Campus Films presents: Tarantino’s Django Unchained
The very first “R” rated movie I saw was Quentin Tarantino’s Pulp Fiction, at the ripe age of 12. Please do not tell my parents.
Tarantino taught me with that movie not to take cinema at its face value and that a movie’s trailer is likely to outline the direction of the film, but not reveal its ending.
In Django Unchained, Tarantino captures the same essence that makes his previous movies so provoking. Starring Jamie Foxx, Christoph Waltz, Leonardo DiCaprio and Samuel L. Jackson, the movie follows the journey of a bounty hunter and his former-slave companion across the pre-Civil War south.
Never failing to pay homage to both his previous films and other movies he finds honorable, Tarantino packs this film with all of the quirks for which he is famous.
Discussing difficult and uncomfortable topics is often an area where film excels. Django Unchained addresses the unfortunate nature of slavery and racism head-on with humor and sarcasm to great effect.
It is possible that this movie neutralizes racial tension by distracting the viewer with the fantastic acting of DiCaprio and Waltz—although it is more likely the over-the-top, ridiculous approach Tarantino takes to any film project.
This could be a very uncomfortable movie. There are plenty of scenes that, if not acted sarcastically enough, would come across as solely offensive.
The star of the film, or for that matter all Tarantino films, is the witty dialogue delivered through excellent cinematic style.
Every scene feels thoughtful with the lighting, camera angle and costume all designed to maximize the effect of the acting.
In keeping with his other work, Tarantino uses every second of screen time to tell the story, adding dialogue and visuals that help enforce the message of the film and not just as time-wasters or plot-fillers. The actors do a wonderful job of infusing their lines with an intensity that matches the gravity of the scene.

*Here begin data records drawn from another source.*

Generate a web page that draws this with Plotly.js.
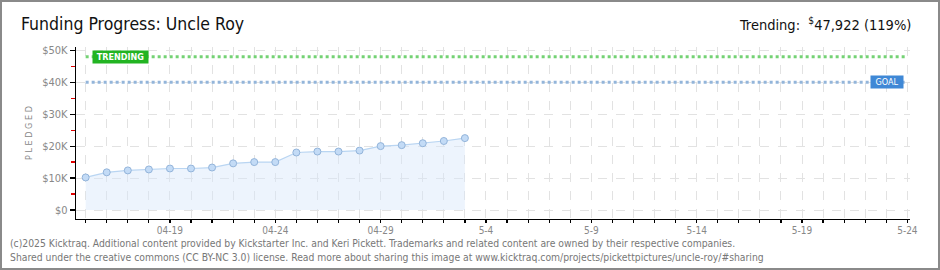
<!DOCTYPE html>
<html>
<head>
<meta charset="utf-8">
<script src="https://cdn.plot.ly/plotly-3.0.1.min.js"></script>
<style>
html,body{margin:0;padding:0;background:#fff;}
#wrap{position:relative;width:940px;height:270px;}
#chart{width:940px;height:270px;}
#frame{position:absolute;left:0;top:0;width:936px;height:266px;border:2px solid #8a8a8a;pointer-events:none;}
</style>
</head>
<body>
<div id="wrap"><div id="chart"></div><div id="frame"></div></div>
<script>
// Data
const dates = ['2025-04-15','2025-04-16','2025-04-17','2025-04-18','2025-04-19','2025-04-20','2025-04-21','2025-04-22','2025-04-23','2025-04-24','2025-04-25','2025-04-26','2025-04-27','2025-04-28','2025-04-29','2025-04-30','2025-05-01','2025-05-02','2025-05-03'];
const pledged = [10200,11800,12400,12700,13000,13000,13300,14600,15000,15000,18000,18300,18300,18600,20000,20300,20900,21600,22500];
const goal = 40000;
const trending = 47922;
const trendingPct = 119;
const xTickVals = ['2025-04-19','2025-04-24','2025-04-29','2025-05-04','2025-05-09','2025-05-14','2025-05-19','2025-05-24'];
const xTickText = ['04-19','04-24','04-29','5-4','5-9','5-14','5-19','5-24'];
const yTickVals = [0,10000,20000,30000,40000,50000];
const yTickText = ['$0','$10K','$20K','$30K','$40K','$50K'];
const yHalfTickVals = [5000,15000,25000,35000,45000];
const campaignStart = '2025-04-15';
const campaignEnd = '2025-05-24';

const font = '"DejaVu Sans Condensed","Liberation Sans Narrow","Liberation Sans",sans-serif';
const yRange = [-2800, 51000];

const traces = [{
  x: dates, y: pledged, type: 'scatter', mode: 'lines+markers',
  fill: 'tozeroy', fillcolor: 'rgba(215,231,250,0.45)',
  line: {color: '#b9d5f2', width: 1.2},
  marker: {size: 7, color: '#c3dbf6', line: {color: '#93b4da', width: 1}},
  hoverinfo: 'skip', showlegend: false
}, {
  x: [campaignStart], y: [goal], yaxis: 'y2', type: 'scatter', mode: 'markers',
  marker: {opacity: 0}, hoverinfo: 'skip', showlegend: false
}];

const layout = {
  width: 940, height: 270,
  margin: {l: 76, r: 30, t: 47, b: 51},
  paper_bgcolor: '#fff', plot_bgcolor: '#fff',
  showlegend: false,
  xaxis: {
    type: 'date', range: ['2025-04-14 13:00', '2025-05-24 03:00'],
    tickvals: xTickVals, ticktext: xTickText,
    showgrid: false, zeroline: false,
    showline: true, linecolor: '#000', linewidth: 1.2,
    ticks: 'outside', ticklen: 3, tickcolor: '#000', tickwidth: 1.2,
    ticklabelstandoff: -1,
    minor: {dtick: 86400000, tick0: '2025-04-15', ticks: 'outside', ticklen: 3, tickcolor: '#000', tickwidth: 1.2, showgrid: true, gridcolor: '#e2e2e2', griddash: 'dash', gridwidth: 1},
    tickfont: {family: font, size: 10, color: '#888'},
    fixedrange: true
  },
  yaxis: {
    range: yRange,
    tickvals: yTickVals, ticktext: yTickText,
    showgrid: true, gridcolor: '#e2e2e2', griddash: 'dash', gridwidth: 1,
    zeroline: false, showline: true, linecolor: '#000', linewidth: 1.2,
    ticks: 'outside', ticklen: 5, tickcolor: '#000', tickwidth: 1.2,
    tickfont: {family: font, size: 11, color: '#888'},
    title: {text: 'P L E D G E D', font: {family: font, size: 9, color: '#888'}, standoff: 8},
    fixedrange: true
  },
  yaxis2: {
    range: yRange, overlaying: 'y', side: 'left',
    tickvals: yHalfTickVals, showticklabels: false,
    showgrid: false, zeroline: false, showline: false,
    ticks: 'outside', ticklen: 4, tickcolor: '#e00000', tickwidth: 1.2,
    fixedrange: true
  },
  shapes: [
    {type: 'line', xref: 'x', yref: 'y', x0: campaignStart, x1: campaignEnd, y0: trending, y1: trending, line: {color: '#74d274', width: 3, dash: 'dot'}},
    {type: 'line', xref: 'x', yref: 'y', x0: campaignStart, x1: campaignEnd, y0: goal, y1: goal, line: {color: '#93b5da', width: 3, dash: 'dot'}}
  ],
  annotations: [
    {xref: 'paper', yref: 'paper', x: -0.068, y: 1.0, yshift: 23, xanchor: 'left', yanchor: 'middle', showarrow: false,
     text: 'Funding Progress: Uncle Roy', font: {family: font, size: 17.5, color: '#111'}},
    {xref: 'paper', yref: 'paper', x: 1.003, y: 1.0, yshift: 23, xanchor: 'right', yanchor: 'middle', showarrow: false,
     text: 'Trending:  <sup>$</sup>' + trending.toLocaleString('en-US') + ' (' + trendingPct + '%)', font: {family: font, size: 14.5, color: '#111'}},
    {xref: 'x', yref: 'y', x: '2025-04-16 15:40', y: trending, xanchor: 'center', yanchor: 'middle', showarrow: false,
     text: '<b>TRENDING</b>', font: {family: font, size: 9, color: '#fff'}, bgcolor: '#22b422', borderpad: 1, width: 53, height: 10},
    {xref: 'x', yref: 'y', x: '2025-05-23 01:00', y: goal, xanchor: 'center', yanchor: 'middle', showarrow: false,
     text: 'GOAL', font: {family: font, size: 9, color: '#fff'}, bgcolor: '#3f88d6', borderpad: 1, width: 30, height: 10},
    {xref: 'paper', yref: 'paper', x: -0.082, y: 0, yshift: -24, xanchor: 'left', yanchor: 'middle', showarrow: false,
     text: '(c)2025 Kicktraq. Additional content provided by Kickstarter Inc. and Keri Pickett. Trademarks and related content are owned by their respective companies.',
     font: {family: font, size: 10.3, color: '#777'}},
    {xref: 'paper', yref: 'paper', x: -0.082, y: 0, yshift: -38, xanchor: 'left', yanchor: 'middle', showarrow: false,
     text: 'Shared under the creative commons (CC BY-NC 3.0) license. Read more about sharing this image at www.kicktraq.com/projects/pickettpictures/uncle-roy/#sharing',
     font: {family: font, size: 10.3, color: '#777'}}
  ]
};

Plotly.newPlot('chart', traces, layout, {staticPlot: true, displayModeBar: false});
</script>
</body>
</html>
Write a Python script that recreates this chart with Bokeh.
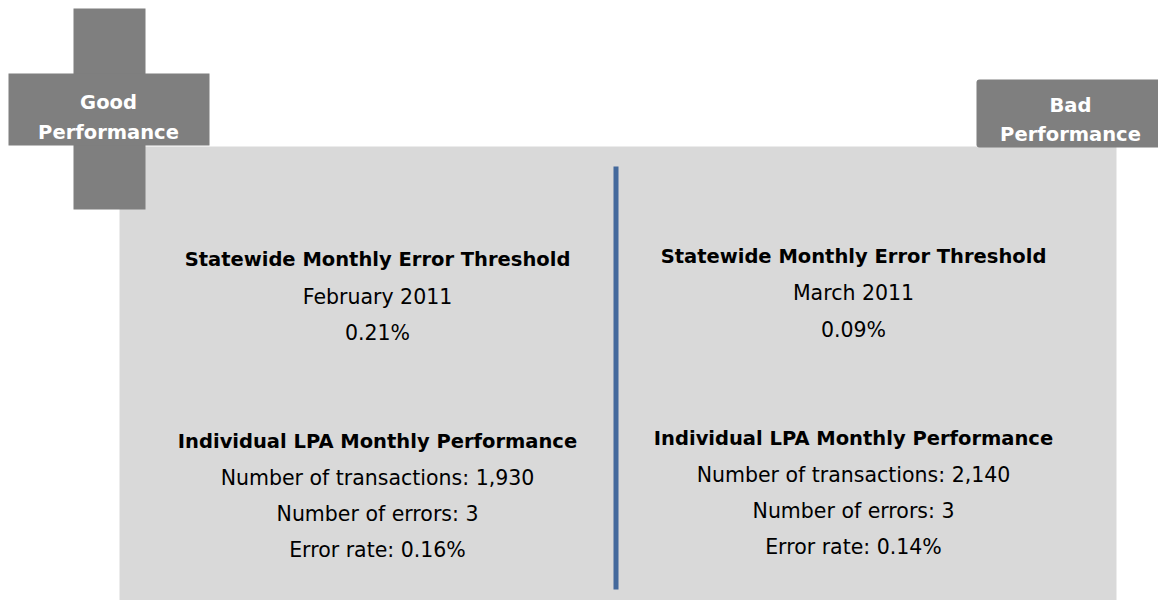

Although I very much enjoy Tarantino’s style, this movie bordered on saturation. Every scene in many ways feels reverential and like a stereotype of his previous films, as if Tarantino was hired to direct a film mocking his own style. Moreover, the plot often felt like the vehicle for the actors to be verbose and comical.
As a cautionary note for potential viewers who have never seen a Tarantino film, this movie contains vulgar language, lewd content both physical and verbal, and deals very bluntly with one of the most difficult topics in America.
Please do not let this warning hold any potential audience member back from seeing the film, rather use it as a note to be adequately prepared, unlike myself, for the first time seeing a Tarantino film.
This film delivers more intrigue and clever one-liners than any other movie shown this semester—save for Pulp Fiction.
Come see this film to laugh at an unfunny topic, to see Jonah Hill ride a horse, and to see how a movie does not need explosions to capture the audience’s attention.